▸ Direction
Copy every line with the string "page" in it.

▸ Records supplied
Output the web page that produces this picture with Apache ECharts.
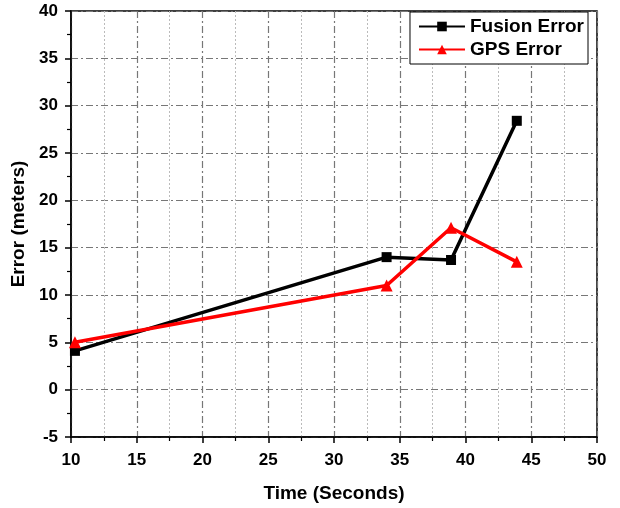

==

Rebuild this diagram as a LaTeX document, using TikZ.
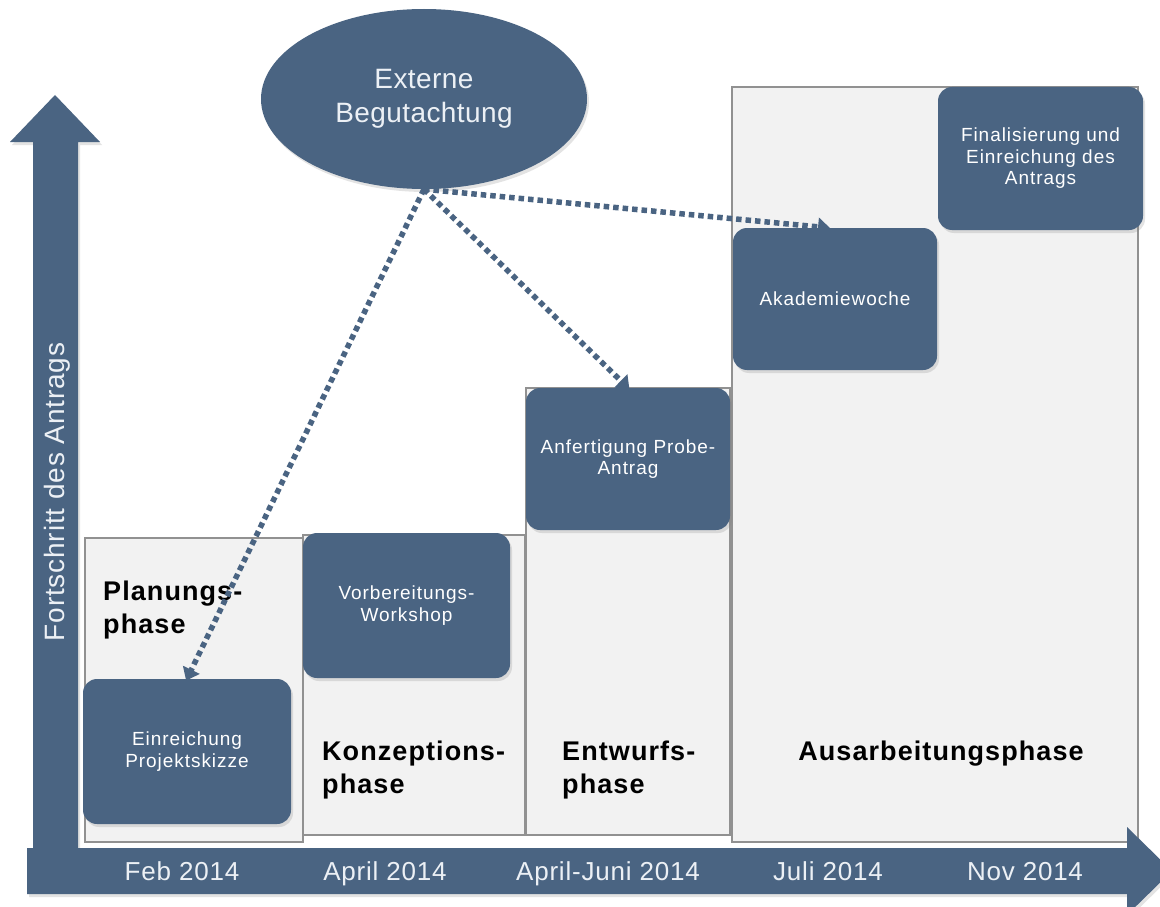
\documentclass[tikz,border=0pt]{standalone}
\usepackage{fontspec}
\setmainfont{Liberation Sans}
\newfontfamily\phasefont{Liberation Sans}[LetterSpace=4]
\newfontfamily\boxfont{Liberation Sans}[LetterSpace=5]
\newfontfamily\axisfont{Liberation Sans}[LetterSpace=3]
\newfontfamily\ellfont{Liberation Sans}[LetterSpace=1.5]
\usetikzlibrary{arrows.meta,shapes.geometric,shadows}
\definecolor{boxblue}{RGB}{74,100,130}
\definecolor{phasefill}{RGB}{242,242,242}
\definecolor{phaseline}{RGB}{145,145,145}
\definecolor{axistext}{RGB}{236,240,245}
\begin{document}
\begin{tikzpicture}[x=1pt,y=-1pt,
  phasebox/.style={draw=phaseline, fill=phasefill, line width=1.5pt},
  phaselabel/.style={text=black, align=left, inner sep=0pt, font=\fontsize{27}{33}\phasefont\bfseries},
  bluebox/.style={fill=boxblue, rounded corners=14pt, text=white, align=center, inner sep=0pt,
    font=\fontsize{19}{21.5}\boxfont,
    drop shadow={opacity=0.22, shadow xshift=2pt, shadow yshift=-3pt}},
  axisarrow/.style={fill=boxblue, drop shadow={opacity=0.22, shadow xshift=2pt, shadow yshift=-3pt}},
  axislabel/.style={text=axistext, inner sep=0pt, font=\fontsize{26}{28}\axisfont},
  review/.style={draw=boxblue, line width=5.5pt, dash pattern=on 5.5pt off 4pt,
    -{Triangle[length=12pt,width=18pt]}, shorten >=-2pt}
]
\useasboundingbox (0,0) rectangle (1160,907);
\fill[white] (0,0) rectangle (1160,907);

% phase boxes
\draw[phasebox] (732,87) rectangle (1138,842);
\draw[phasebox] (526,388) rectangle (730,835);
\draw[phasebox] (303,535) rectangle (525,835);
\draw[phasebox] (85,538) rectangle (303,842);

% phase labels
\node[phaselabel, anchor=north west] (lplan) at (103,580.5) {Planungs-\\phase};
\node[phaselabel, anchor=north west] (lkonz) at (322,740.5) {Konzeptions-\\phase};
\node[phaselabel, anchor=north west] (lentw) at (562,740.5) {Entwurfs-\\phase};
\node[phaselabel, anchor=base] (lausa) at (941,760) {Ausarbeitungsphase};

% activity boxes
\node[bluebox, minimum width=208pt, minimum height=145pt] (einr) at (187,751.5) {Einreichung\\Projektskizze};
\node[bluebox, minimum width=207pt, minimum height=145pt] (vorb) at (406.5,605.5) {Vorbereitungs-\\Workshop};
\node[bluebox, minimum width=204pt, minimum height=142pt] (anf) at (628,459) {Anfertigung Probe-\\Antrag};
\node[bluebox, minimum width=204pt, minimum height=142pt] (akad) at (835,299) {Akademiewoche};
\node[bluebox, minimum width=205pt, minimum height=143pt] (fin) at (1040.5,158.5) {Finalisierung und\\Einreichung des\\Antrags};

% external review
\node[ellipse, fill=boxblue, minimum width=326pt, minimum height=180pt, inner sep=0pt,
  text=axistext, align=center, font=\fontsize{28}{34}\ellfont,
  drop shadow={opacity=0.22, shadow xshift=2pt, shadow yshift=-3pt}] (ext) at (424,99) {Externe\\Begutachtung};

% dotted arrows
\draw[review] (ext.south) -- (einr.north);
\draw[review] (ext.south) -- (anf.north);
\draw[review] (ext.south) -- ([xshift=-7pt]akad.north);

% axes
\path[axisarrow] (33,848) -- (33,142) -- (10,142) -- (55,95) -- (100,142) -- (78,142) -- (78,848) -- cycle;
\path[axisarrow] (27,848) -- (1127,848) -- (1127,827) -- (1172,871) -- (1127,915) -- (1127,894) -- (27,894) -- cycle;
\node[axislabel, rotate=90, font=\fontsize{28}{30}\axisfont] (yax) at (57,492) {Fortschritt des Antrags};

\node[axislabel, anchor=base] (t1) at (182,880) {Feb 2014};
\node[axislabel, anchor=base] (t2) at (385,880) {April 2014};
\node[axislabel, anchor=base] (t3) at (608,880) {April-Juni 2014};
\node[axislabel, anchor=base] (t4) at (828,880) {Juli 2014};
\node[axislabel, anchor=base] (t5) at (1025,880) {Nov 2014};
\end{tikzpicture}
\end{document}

---

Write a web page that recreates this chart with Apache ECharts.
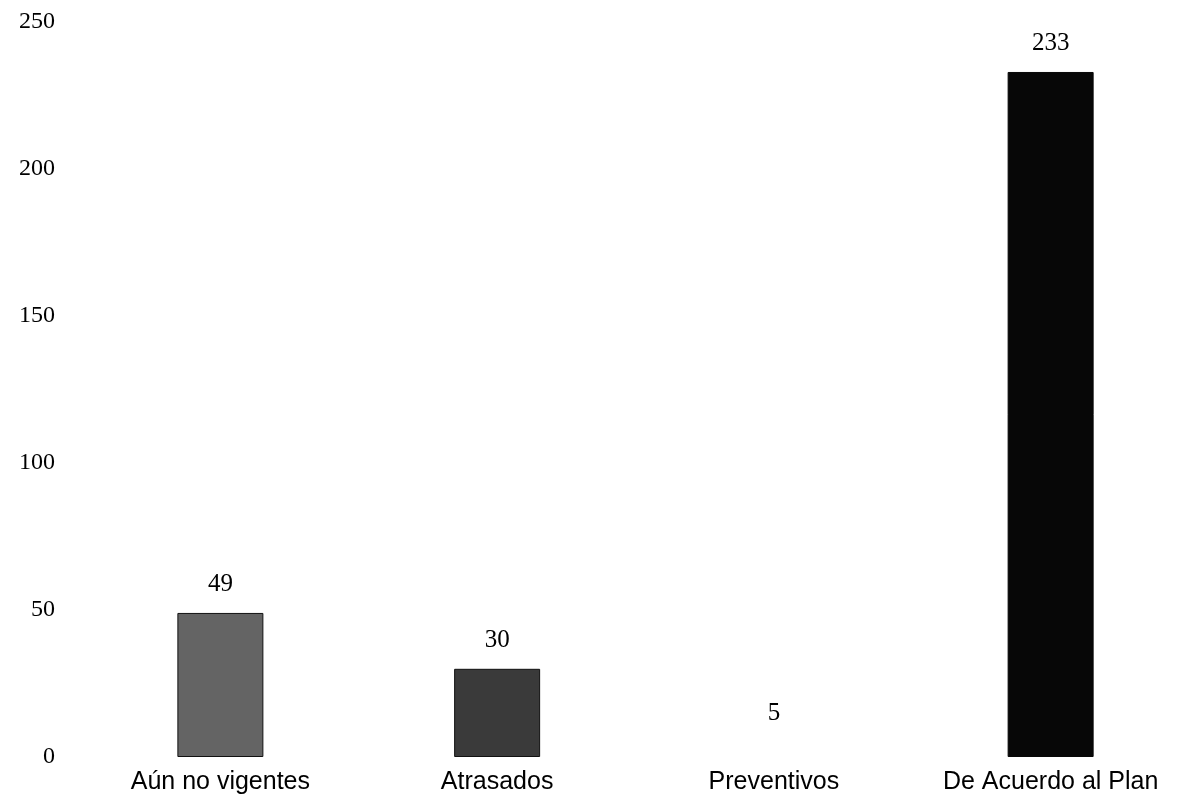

▸ Answer
Output the web page that produces this picture with Apache ECharts.
Write a web page that recreates this chart with Apache ECharts.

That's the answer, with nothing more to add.